§ **Requirement**
Quote the data exactly, first line to the line containing "W, H = 578, 303", with no pictures.

— Start Data segment —

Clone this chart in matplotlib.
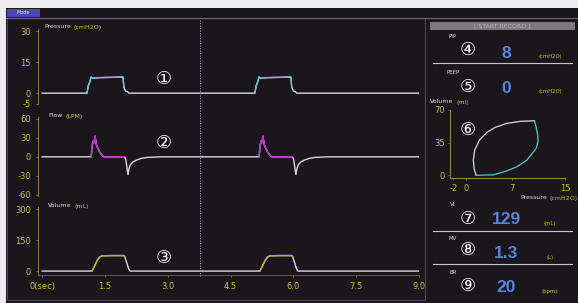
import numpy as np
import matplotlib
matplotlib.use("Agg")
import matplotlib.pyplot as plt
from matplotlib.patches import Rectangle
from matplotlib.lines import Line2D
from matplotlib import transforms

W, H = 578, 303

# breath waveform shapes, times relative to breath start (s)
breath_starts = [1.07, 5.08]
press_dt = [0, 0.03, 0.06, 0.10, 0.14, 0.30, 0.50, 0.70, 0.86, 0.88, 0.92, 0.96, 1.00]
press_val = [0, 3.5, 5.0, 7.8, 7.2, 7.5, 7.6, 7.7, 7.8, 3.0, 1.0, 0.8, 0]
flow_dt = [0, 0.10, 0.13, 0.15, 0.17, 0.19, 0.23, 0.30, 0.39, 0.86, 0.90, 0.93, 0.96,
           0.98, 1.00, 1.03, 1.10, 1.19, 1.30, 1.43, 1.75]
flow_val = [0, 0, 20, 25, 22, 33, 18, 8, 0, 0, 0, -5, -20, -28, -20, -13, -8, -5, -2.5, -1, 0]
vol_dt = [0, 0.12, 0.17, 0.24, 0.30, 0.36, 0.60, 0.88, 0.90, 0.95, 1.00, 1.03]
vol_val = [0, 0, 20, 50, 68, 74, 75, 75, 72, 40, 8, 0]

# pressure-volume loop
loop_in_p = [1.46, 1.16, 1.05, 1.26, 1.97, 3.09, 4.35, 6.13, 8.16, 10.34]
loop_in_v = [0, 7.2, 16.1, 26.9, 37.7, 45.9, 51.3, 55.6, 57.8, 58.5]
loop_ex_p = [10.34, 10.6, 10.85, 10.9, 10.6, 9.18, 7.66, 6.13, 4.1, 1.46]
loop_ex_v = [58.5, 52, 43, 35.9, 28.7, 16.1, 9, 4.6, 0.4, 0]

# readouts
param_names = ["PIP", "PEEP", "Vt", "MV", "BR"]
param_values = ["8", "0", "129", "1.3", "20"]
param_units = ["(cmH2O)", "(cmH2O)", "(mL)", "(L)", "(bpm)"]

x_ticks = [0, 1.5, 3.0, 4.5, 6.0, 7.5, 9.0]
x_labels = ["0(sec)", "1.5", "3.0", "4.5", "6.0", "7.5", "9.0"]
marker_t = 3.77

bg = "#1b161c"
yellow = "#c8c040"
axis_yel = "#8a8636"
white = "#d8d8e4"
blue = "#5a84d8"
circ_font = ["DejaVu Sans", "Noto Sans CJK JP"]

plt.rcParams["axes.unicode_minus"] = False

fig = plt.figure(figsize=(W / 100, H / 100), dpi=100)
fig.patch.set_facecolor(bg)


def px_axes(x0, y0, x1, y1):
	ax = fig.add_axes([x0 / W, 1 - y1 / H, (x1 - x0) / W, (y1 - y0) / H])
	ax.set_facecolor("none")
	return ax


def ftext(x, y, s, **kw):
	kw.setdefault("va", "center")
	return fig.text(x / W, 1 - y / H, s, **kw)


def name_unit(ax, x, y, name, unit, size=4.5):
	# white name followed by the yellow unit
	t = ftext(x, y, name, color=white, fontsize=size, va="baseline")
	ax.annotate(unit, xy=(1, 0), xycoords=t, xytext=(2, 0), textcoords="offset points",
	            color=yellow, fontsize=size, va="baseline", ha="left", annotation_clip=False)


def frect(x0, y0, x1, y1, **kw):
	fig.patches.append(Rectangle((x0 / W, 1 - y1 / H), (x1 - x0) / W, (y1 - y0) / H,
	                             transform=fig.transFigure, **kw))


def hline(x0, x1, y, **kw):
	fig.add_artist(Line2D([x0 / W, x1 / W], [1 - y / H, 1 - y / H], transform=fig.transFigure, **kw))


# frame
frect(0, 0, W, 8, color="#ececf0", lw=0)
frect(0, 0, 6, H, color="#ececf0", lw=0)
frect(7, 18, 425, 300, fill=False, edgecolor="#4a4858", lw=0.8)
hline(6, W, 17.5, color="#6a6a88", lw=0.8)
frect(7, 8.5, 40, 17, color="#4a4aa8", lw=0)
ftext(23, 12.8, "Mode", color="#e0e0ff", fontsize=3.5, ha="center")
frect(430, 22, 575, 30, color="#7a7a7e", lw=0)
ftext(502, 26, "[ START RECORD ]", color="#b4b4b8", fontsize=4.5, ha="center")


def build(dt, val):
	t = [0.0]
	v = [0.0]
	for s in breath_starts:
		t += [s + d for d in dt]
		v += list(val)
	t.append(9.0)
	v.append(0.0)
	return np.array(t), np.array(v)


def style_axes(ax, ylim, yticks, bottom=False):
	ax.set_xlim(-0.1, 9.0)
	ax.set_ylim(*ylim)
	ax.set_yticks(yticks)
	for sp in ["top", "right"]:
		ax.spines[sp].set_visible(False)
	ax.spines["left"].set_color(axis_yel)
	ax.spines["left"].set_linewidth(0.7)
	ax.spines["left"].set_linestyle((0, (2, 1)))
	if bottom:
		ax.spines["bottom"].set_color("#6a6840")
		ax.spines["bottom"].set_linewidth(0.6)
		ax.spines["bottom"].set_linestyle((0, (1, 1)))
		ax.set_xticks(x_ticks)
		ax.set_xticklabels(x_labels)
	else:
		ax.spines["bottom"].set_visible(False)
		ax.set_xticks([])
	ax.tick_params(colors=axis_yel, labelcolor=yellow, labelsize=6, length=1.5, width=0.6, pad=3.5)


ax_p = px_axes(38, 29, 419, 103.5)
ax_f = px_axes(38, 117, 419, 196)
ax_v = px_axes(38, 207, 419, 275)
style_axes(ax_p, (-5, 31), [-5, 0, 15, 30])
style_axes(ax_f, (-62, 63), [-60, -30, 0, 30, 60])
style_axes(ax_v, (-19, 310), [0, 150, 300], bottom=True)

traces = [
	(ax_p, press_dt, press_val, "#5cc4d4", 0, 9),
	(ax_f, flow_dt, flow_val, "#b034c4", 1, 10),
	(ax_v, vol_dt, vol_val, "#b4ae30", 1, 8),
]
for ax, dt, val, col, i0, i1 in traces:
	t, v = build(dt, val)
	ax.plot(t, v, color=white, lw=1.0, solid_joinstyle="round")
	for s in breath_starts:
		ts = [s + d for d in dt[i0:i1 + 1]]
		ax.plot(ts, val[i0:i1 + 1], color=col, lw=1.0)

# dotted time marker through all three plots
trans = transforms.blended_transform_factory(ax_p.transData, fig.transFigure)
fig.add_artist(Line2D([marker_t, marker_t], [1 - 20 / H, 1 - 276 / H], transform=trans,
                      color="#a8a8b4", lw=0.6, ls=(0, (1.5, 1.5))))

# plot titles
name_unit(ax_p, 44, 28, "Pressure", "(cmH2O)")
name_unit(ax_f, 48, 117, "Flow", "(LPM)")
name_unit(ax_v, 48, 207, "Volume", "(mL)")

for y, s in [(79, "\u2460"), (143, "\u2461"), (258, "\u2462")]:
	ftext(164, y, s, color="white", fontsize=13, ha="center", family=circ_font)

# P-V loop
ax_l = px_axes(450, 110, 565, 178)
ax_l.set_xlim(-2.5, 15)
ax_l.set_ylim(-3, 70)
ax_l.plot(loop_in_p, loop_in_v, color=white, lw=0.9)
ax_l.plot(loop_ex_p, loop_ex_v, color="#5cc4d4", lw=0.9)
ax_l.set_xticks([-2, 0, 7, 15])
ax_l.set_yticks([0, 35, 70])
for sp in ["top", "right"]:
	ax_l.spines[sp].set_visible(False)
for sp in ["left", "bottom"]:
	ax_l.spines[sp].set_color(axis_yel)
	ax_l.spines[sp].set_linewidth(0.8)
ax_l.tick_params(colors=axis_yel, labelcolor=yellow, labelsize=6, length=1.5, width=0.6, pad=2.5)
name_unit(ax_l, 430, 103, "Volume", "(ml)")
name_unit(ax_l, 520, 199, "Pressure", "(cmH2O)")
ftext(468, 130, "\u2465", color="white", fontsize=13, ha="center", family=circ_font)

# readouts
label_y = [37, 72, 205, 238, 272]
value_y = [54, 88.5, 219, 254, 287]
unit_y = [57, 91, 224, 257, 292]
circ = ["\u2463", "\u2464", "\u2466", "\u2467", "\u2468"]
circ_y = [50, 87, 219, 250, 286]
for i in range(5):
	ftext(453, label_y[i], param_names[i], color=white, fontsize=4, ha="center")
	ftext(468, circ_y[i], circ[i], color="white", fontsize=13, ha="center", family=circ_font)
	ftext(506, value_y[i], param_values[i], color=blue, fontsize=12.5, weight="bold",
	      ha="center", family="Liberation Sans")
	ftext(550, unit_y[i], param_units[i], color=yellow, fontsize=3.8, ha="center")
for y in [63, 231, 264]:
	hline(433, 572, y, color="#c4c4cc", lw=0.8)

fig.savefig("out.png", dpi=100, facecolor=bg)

— End Data segment —

§ **Exercise output**
Clone this chart in matplotlib.
import numpy as np
import matplotlib
matplotlib.use("Agg")
import matplotlib.pyplot as plt
from matplotlib.patches import Rectangle
from matplotlib.lines import Line2D
from matplotlib import transforms

W, H = 578, 303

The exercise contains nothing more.